Sampai saat ini, jujur saya belum mendapatkan solusi dari masalah ini. Rasanya melarang anak bermain dengan Si Anak tetangga bukan jalan keluar. Akhirnya, saya memilih untuk menegaskan kepada putri saya, untuk menghindar atau ketika Si Anak tetangga memukulnya jangan menangis. Sebab, saya merasa kalau putri saya langsung menangis, Si Pelaku bullying pasti merasa puas dan senang, bukan? Jadi, saya mulai mengajarkan putri saya untuk bisa menunjukkan sikap tegas jika di-bully.

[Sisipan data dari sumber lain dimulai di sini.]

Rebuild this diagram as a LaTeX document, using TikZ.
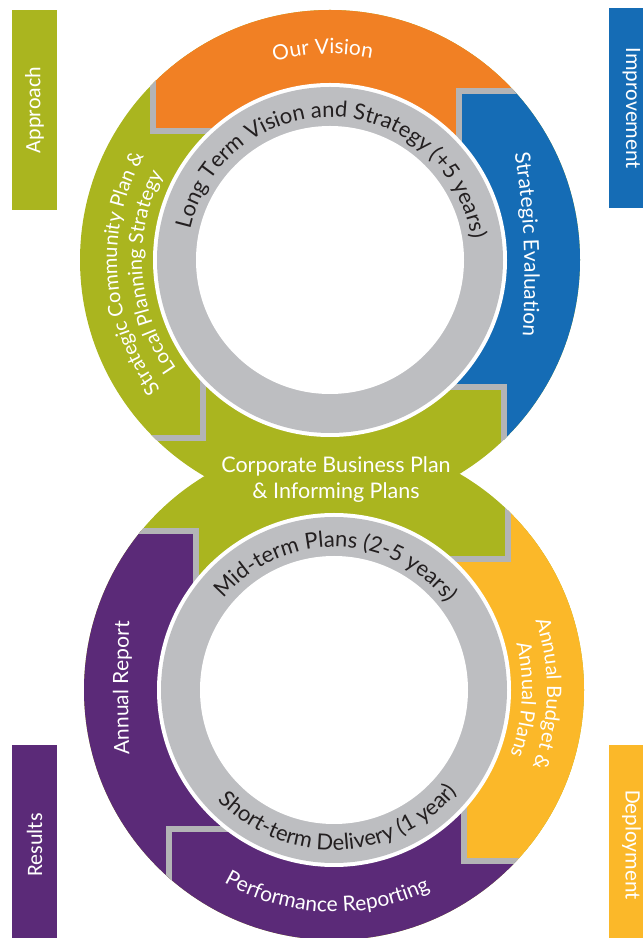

“Tatap matanya dan bilang, kok kamu pukul saya sih? Salah saya apa?,” begitulah yang saya ajarkan kepadanya. Setidaknya, mungkin ini bisa membuat Si Pelaku bullying berpikir ulang bahwa ternyata anak saya pun bisa memberikan perlawanan.
Sifat Agresif
Banyak faktor penyebab tentu yang membuat anak menjadi pelaku bullying. Tapi, menurut Menurut psikolog keluarga, Sani B. Hermawan, banyak faktor yang menyebabkan anak menjadi seorang pelaku bullying, salah satunya adalah Si Anak memang memiliki kecenderungan sifat agresif. “Sifat agresif yang dimilikinya ini diperparah dengan kurang ketatnya aturan dalam keluarga sehingga membuat perilakunya makin nggak terjaga,” jelas Sani.
Selain itu, masih menurut Sani, ada juga anak yang senang berbuat kasar pada temannya untuk menutupi kekurangan yang dimilikinya alias minder. Sebagai kompensasi dari rasa minder akibat kekurangannya, anak akhirnya menjadi bullying agar merasa dirinya punya power.
Selain faktor internal dari diri Si Anak, peran orangtua juga sangat berpengaruh dalam membentuk seorang pelaku bullying, secara disadari atau nggak. “Orangtua dari pelaku bullying biasanya kurang harmonis sehingga kurang bisa memberikan perhatian dan nilai-nilai sopan santun pada anak,” jelasnya.
Lalu, bagaimana jika anak yang suka mem-bully temannya ternyata berasal dari keluarga yang terlihat harmonis dan masih memiliki orangtua lengkap? Sani menjelaskan, ini bisa terjadi karena orangtua yang nggak memperhatikan anaknya secara komprehensif, agak cuek terhadap perkembangan anak, dan jarang bertanya mengenai keadaan Si Anak. “Jadi, perilaku anak yang suka menggangu temannya terlewatkan oleh orangtua karena kurang perhatian,” ujar psikolog berhijab ini.
Selalu Amati Perkembangan Anak
Jika, sikap anak saat di rumah dan di sekolah nggak berbeda, yaitu sama-sama bersikap agresif dan cenderung kasar maka nggak sulit untuk mengetahui kemungkinan anak adalah seorang pelaku bullying. Orangtua sulit mendekteksi ketika anaknya merupakan anak yang “baik-baik” dan cenderung pendiam di rumah sehingga mereka menyangka buah hatinya sama sekali nggak memiliki masalah di sekolah.